----- Supplied data -----

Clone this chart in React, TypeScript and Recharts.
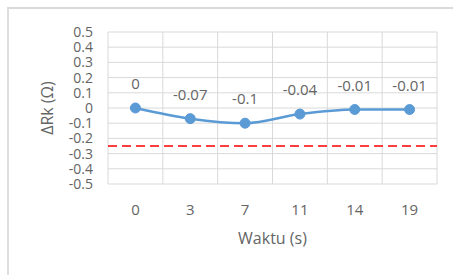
import React from 'react';
import { LineChart, Line, XAxis, YAxis, CartesianGrid, ReferenceLine, LabelList } from 'recharts';

const times = ['0', '3', '7', '11', '14', '19'];
const deltaRk = [0, -0.07, -0.1, -0.04, -0.01, -0.01];
const yTicks = [0.5, 0.4, 0.3, 0.2, 0.1, 0, -0.1, -0.2, -0.3, -0.4, -0.5];
const limit = -0.25;

const data = times.map((t, i) => ({ time: t, value: deltaRk[i] }));

const FONT = '"Open Sans", sans-serif';
const TEXT = '#646464';

const App: React.FC = () => {
    return (
        <div
            style={{
                position: 'absolute',
                left: 7,
                top: 7,
                width: 444,
                height: 266,
                borderTop: '2px solid #dadada',
                borderLeft: '2px solid #dedede',
                background: '#fff',
                fontFamily: FONT,
            }}
        >
            <LineChart width={444} height={266} data={data} margin={{ top: 23, right: 16, bottom: 26, left: 0 }}>
                <CartesianGrid
                    stroke="#d9d9d9"
                    verticalCoordinatesGenerator={({ offset }: any) =>
                        times.concat('').map((_, i) => offset.left + (i * offset.width) / times.length)
                    }
                />
                <XAxis
                    dataKey="time"
                    scale="band"
                    axisLine={false}
                    tickLine={false}
                    height={65}
                    tickMargin={14}
                    tick={{ fill: TEXT, fontSize: 15, fontFamily: FONT }}
                    label={{
                        value: 'Waktu (s)',
                        position: 'insideBottom',
                        offset: 5,
                        style: { fill: TEXT, fontSize: 16, fontFamily: FONT },
                    }}
                />
                <YAxis
                    type="number"
                    domain={[-0.5, 0.5]}
                    ticks={yTicks}
                    interval={0}
                    width={99}
                    axisLine={false}
                    tickLine={false}
                    tickMargin={9}
                    tickFormatter={(v: number) => String(Number(v.toFixed(1)))}
                    tick={{ fill: TEXT, fontSize: 14, fontFamily: FONT }}
                    label={{
                        value: 'ΔRk (Ω)',
                        angle: -90,
                        position: 'insideLeft',
                        offset: 38,
                        style: { fill: TEXT, fontSize: 16, fontFamily: FONT, textAnchor: 'middle' },
                    }}
                />
                <ReferenceLine y={limit} stroke="#ff0000" strokeWidth={1.5} strokeDasharray="9 5" />
                <Line
                    type="monotone"
                    dataKey="value"
                    stroke="#5b9bd5"
                    strokeWidth={2.5}
                    dot={{ r: 5, fill: '#5b9bd5', stroke: '#5b9bd5', strokeWidth: 1 }}
                    isAnimationActive={false}
                >
                    <LabelList
                        dataKey="value"
                        position="top"
                        offset={19}
                        style={{ fill: TEXT, fontSize: 15, fontFamily: FONT }}
                    />
                </Line>
            </LineChart>
        </div>
    );
};

export default App;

-----

- _Problem_: Copy out every line of the material above exactly, skipping the pictures.

- _Output below_:
Clone this chart in React, TypeScript and Recharts.
import React from 'react';
import { LineChart, Line, XAxis, YAxis, CartesianGrid, ReferenceLine, LabelList } from 'recharts';

const times = ['0', '3', '7', '11', '14', '19'];
const deltaRk = [0, -0.07, -0.1, -0.04, -0.01, -0.01];
const yTicks = [0.5, 0.4, 0.3, 0.2, 0.1, 0, -0.1, -0.2, -0.3, -0.4, -0.5];
const limit = -0.25;

const data = times.map((t, i) => ({ time: t, value: deltaRk[i] }));

const FONT = '"Open Sans", sans-serif';
const TEXT = '#646464';

const App: React.FC = () => {
    return (
        <div
            style={{
                position: 'absolute',
                left: 7,
                top: 7,
                width: 444,
                height: 266,
                borderTop: '2px solid #dadada',
                borderLeft: '2px solid #dedede',
                background: '#fff',
                fontFamily: FONT,
            }}
        >
            <LineChart width={444} height={266} data={data} margin={{ top: 23, right: 16, bottom: 26, left: 0 }}>
                <CartesianGrid
                    stroke="#d9d9d9"
                    verticalCoordinatesGenerator={({ offset }: any) =>
                        times.concat('').map((_, i) => offset.left + (i * offset.width) / times.length)
                    }
                />
                <XAxis
                    dataKey="time"
                    scale="band"
                    axisLine={false}
                    tickLine={false}
                    height={65}
                    tickMargin={14}
                    tick={{ fill: TEXT, fontSize: 15, fontFamily: FONT }}
                    label={{
                        value: 'Waktu (s)',
                        position: 'insideBottom',
                        offset: 5,
                        style: { fill: TEXT, fontSize: 16, fontFamily: FONT },
                    }}
                />
                <YAxis
                    type="number"
                    domain={[-0.5, 0.5]}
                    ticks={yTicks}
                    interval={0}
                    width={99}
                    axisLine={false}
                    tickLine={false}
                    tickMargin={9}
                    tickFormatter={(v: number) => String(Number(v.toFixed(1)))}
                    tick={{ fill: TEXT, fontSize: 14, fontFamily: FONT }}
                    label={{
                        value: 'ΔRk (Ω)',
                        angle: -90,
                        position: 'insideLeft',
                        offset: 38,
                        style: { fill: TEXT, fontSize: 16, fontFamily: FONT, textAnchor: 'middle' },
                    }}
                />
                <ReferenceLine y={limit} stroke="#ff0000" strokeWidth={1.5} strokeDasharray="9 5" />
                <Line
                    type="monotone"
                    dataKey="value"
                    stroke="#5b9bd5"
                    strokeWidth={2.5}
                    dot={{ r: 5, fill: '#5b9bd5', stroke: '#5b9bd5', strokeWidth: 1 }}
                    isAnimationActive={false}
                >
                    <LabelList
                        dataKey="value"
                        position="top"
                        offset={19}
                        style={{ fill: TEXT, fontSize: 15, fontFamily: FONT }}
                    />
                </Line>
            </LineChart>
        </div>
    );
};

export default App;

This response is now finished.